For basic use like web browsing and streaming, it's manageable, but you'll fill it up fast with photos, videos, or large apps. The drive also benchmarks slower than the 512GB option, so we recommend upgrading if your budget allows.
Q: Can this MacBook Air handle gaming?
It can run casual and older titles fine, but it's not a gaming laptop. Our database scores it just 23.8 out of 100 for gaming, so look at a Windows machine with a dedicated GPU if that's a priority.
Q: Does it support more than one external monitor?
No, the M4 chip in the MacBook Air officially supports only one external display with the lid open.
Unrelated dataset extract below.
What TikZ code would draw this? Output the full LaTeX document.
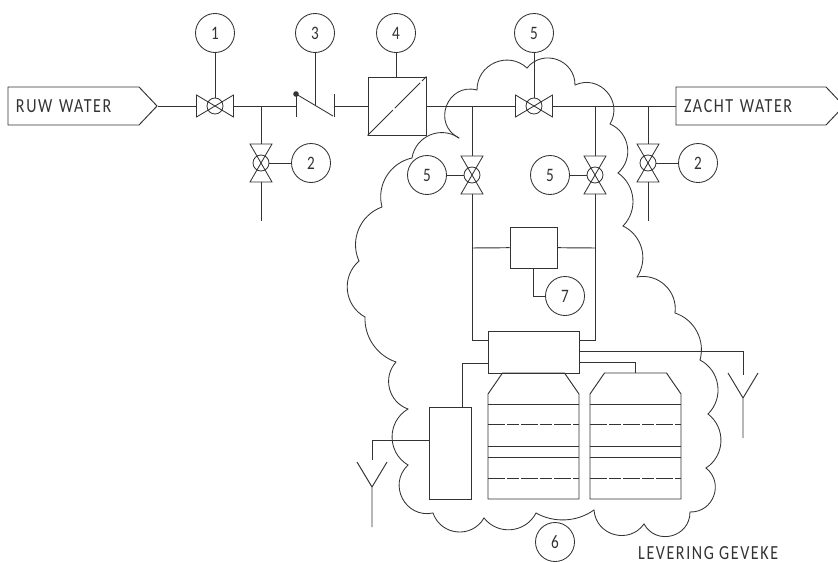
\documentclass[tikz,border=0pt]{standalone}
\usepackage{fontspec}
\setmainfont[FakeStretch=0.8,LetterSpace=8]{Carlito}
\usepackage{tikz}
\usetikzlibrary{calc}
\usetikzlibrary{shapes}
\usetikzlibrary{positioning}

\definecolor{inkgrey}{gray}{0.2}
\tikzset{
  pipe/.style={draw=inkgrey,line width=0.95pt},
  thinpipe/.style={draw=inkgrey,line width=0.85pt},
  tag/.style={circle,draw=inkgrey,line width=0.85pt,minimum size=39pt,inner sep=0pt,
    font=\fontsize{19}{19}\selectfont,text=inkgrey},
  valve/.style={circle,draw=inkgrey,line width=0.85pt,minimum size=16pt,inner sep=0pt},
  flag/.style={signal,signal to=east,signal pointer angle=93,draw=inkgrey,line width=0.95pt,
    minimum height=38pt,inner ysep=0pt,inner xsep=8pt,align=left,
    font=\fontsize{20}{20}\selectfont,text=inkgrey},
  unit/.style={rectangle,draw=inkgrey,line width=0.95pt,inner sep=0pt}
}

% valve lying along the pipe, ends #1a and #1b
\newcommand{\valveh}[2]{
  \node[valve] (#1) at (#2) {};
  \draw[thinpipe,shift={(#2)}] (-18.5,-11) -- (18.5,11) -- (18.5,-11) -- (-18.5,11) -- cycle;
  \coordinate (#1a) at ($(#1)+(-18.5,0)$);
  \coordinate (#1b) at ($(#1)+(18.5,0)$);
}
% same valve, standing
\newcommand{\valvev}[2]{
  \node[valve] (#1) at (#2) {};
  \draw[thinpipe,shift={(#2)}] (-11,-19) -- (11,19) -- (-11,19) -- (11,-19) -- cycle;
  \coordinate (#1a) at ($(#1)+(0,-19)$);
  \coordinate (#1b) at ($(#1)+(0,19)$);
}
% aerial with its foot on #2
\newcommand{\aerial}[2]{
  \coordinate (#1) at (#2);
  \draw[pipe,shift={(#2)}] (-15,0) -- (0,25) -- (15,0) (0,25) -- (0,65);
}
% tank, left edge at #1
\newcommand{\tank}[1]{
  \begin{scope}[shift={(#1,0)}]
    \draw[pipe] (0,394) -- (14.5,373) -- (76.5,373) -- (91,394) -- (91,499) -- (0,499) -- cycle;
    \foreach \y in {404,446,457}
      \draw[pipe] (0,\y) -- (91,\y);
    \foreach \y in {424,478}
      \draw[pipe,dash pattern=on 17pt off 2pt on 12pt off 2pt] (0,\y) -- (91,\y);
  \end{scope}
}

\begin{document}
\begin{tikzpicture}[x=1pt,y=-1pt]
  \useasboundingbox (0,0) rectangle (838,562);

  \node[flag,text width=115pt] (ruw) at (73.5,106) {RUW WATER};
  \node[flag,text width=134pt] (zacht) at (751,106) {ZACHT WATER};

  \valveh{vA}{215,106}
  \valvev{vB}{261,163}
  \valveh{vC}{534,106}
  \valvev{vD}{472,175}
  \valvev{vE}{595,175}
  \valvev{vF}{648,163}

  \node[tag] (tagA) at (215,33) {1};
  \node[tag] (tagB) at (311,163) {2};
  \node[tag] (tagC) at (315,33) {3};
  \node[tag] (tagD) at (396,33) {4};
  \node[tag] (tagE) at (534,33) {5};
  \node[tag] (tagF) at (427,175) {5};
  \node[tag] (tagG) at (550,175) {5};
  \node[tag] (tagH) at (698,163) {2};
  \node[tag] (tagI) at (555,542) {6};
  \node[tag] (tagJ) at (565,296) {7};

  % filter and check valve
  \node[unit,minimum width=58pt,minimum height=58pt] (filter) at (397,106) {};
  \draw[thinpipe,dash pattern=on 36pt off 2.5pt] (filter.south west) -- (filter.north east);
  \coordinate (chkL) at (296,106);
  \coordinate (chkR) at (334,106);
  \coordinate (chkM) at (315,105);
  \draw[thinpipe] (296,96) -- (296,117) (334,94) -- (334,117);
  \draw[thinpipe] (296,94) -- (333,116);
  \fill[inkgrey] (296,94) circle (2.8pt);

  % boxes
  \node[unit,minimum width=47pt,minimum height=41pt] (ctrl) at (533.5,247.5) {};
  \node[unit,minimum width=91pt,minimum height=42pt] (main) at (533.5,352) {};
  \node[unit,minimum width=42pt,minimum height=92pt] (side) at (450,453) {};
  \tank{488}
  \tank{590}

  % pipes
  \draw[pipe] (ruw.east) -- (vAa);
  \draw[pipe] (vAb) -- (chkL);
  \draw[pipe] (chkR) -- (filter);
  \draw[pipe] (filter) -- (vCa);
  \draw[pipe] (vCb) -- (zacht.west);
  \draw[pipe] (261,106) -- (vBa);
  \draw[pipe] (vBb) -- (261,221);
  \draw[pipe] (648,106) -- (vFa);
  \draw[pipe] (vFb) -- (648,221);
  \draw[pipe] (472,106) -- (vDa);
  \draw[pipe] (595,106) -- (vEa);
  \draw[pipe] (vDb) |- (main.west |- 0,340);
  \draw[pipe] (vEb) |- (main.east |- 0,340);
  \draw[pipe] (472,248) -- (ctrl);
  \draw[pipe] (595,248) -- (ctrl);
  \draw[pipe] (ctrl.south) |- (tagJ);
  \draw[pipe] (main.west |- 0,363) -| (side.north -| 462,0);
  \draw[pipe] (main.east |- 0,362) -| (635,373);

  % leads to the tags
  \draw[pipe] (tagA) -- (vA);
  \draw[pipe] (tagB) -- (vB);
  \draw[pipe] (tagC) -- (chkM);
  \draw[pipe] (tagD) -- (tagD |- filter.north);
  \draw[pipe] (tagE) -- (vC);
  \draw[pipe] (tagF) -- (vD);
  \draw[pipe] (tagG) -- (vE);
  \draw[pipe] (tagH) -- (vF);

  % aerials
  \aerial{aerR}{743,373}
  \aerial{aerL}{372,462}
  \draw[pipe] (main.east |- 0,351) -| (743,375);
  \draw[pipe] (side.west |- 0,440) -| (372,460);

  % cloud: each lobe is an arc through start, crest and end
  \foreach \ax/\ay/\mx/\my/\bx/\by in {
    412/158/437/132/459/138, 459/138/443/115/477/90,
    477/90/503/59/527/68, 527/68/550/57/575/85,
    575/85/617/103/610/124, 610/124/628/150/618/173,
    618/173/633/200/623/226, 623/226/644/257/637/277,
    637/277/668/288/675/313, 675/313/703/343/700/360,
    700/360/718/387/708/414, 708/414/721/440/706/468,
    706/468/717/487/690/512, 690/512/667/537/644/524,
    644/524/623/537/594/510, 594/510/563/520/536/513,
    536/513/508/530/484/518, 484/518/458/532/433/513,
    433/513/398/490/408/465, 408/465/392/437/408/409,
    408/409/388/383/396/362, 396/362/363/330/365/317,
    365/317/347/287/359/261, 359/261/354/240/382/207,
    382/207/378/190/412/158}
  {
    \pgfmathsetmacro{\chord}{veclen(\bx-\ax,\by-\ay)}
    \pgfmathsetmacro{\sag}{abs((\bx-\ax)*(\my-\ay)-(\by-\ay)*(\mx-\ax))/\chord}
    \pgfmathsetmacro{\bendang}{2*atan(2*\sag/\chord)}
    \pgfmathsetmacro{\loose}{tan(\bendang/2)/(1.5*sin(\bendang))/0.3915}
    \draw[thinpipe,line cap=round] (\ax,\ay) to[bend left=\bendang,looseness=\loose] (\bx,\by);
  }

  \node[font=\fontsize{20}{20}\selectfont,text=inkgrey,anchor=south west,inner sep=0pt,text depth=0pt] (levering) at (638,560) {LEVERING GEVEKE};
\end{tikzpicture}
\end{document}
You can use two with the lid closed, but that's the limit without resorting to finicky DisplayLink adapters.
Who Should Skip This
If you need serious gaming performance or work with massive files daily, look elsewhere. The 23.8 gaming score is one of the worst we've seen for that use case, and the 256GB base storage will have you juggling external drives constantly. A MacBook Pro or a Windows laptop with a dedicated GPU and more storage is a much better fit.
Verdict
This is the ultimate default laptop for students, writers, and anyone who lives in a browser and values portability above all else. It's a top-tier machine for compact and business use, scoring 92.8 and 89.8 respectively in our database. If your workflow involves office apps, web browsing, and the occasional creative project, you'll love it. Just be honest with yourself about storage needs and budget for the 512GB upgrade if you can.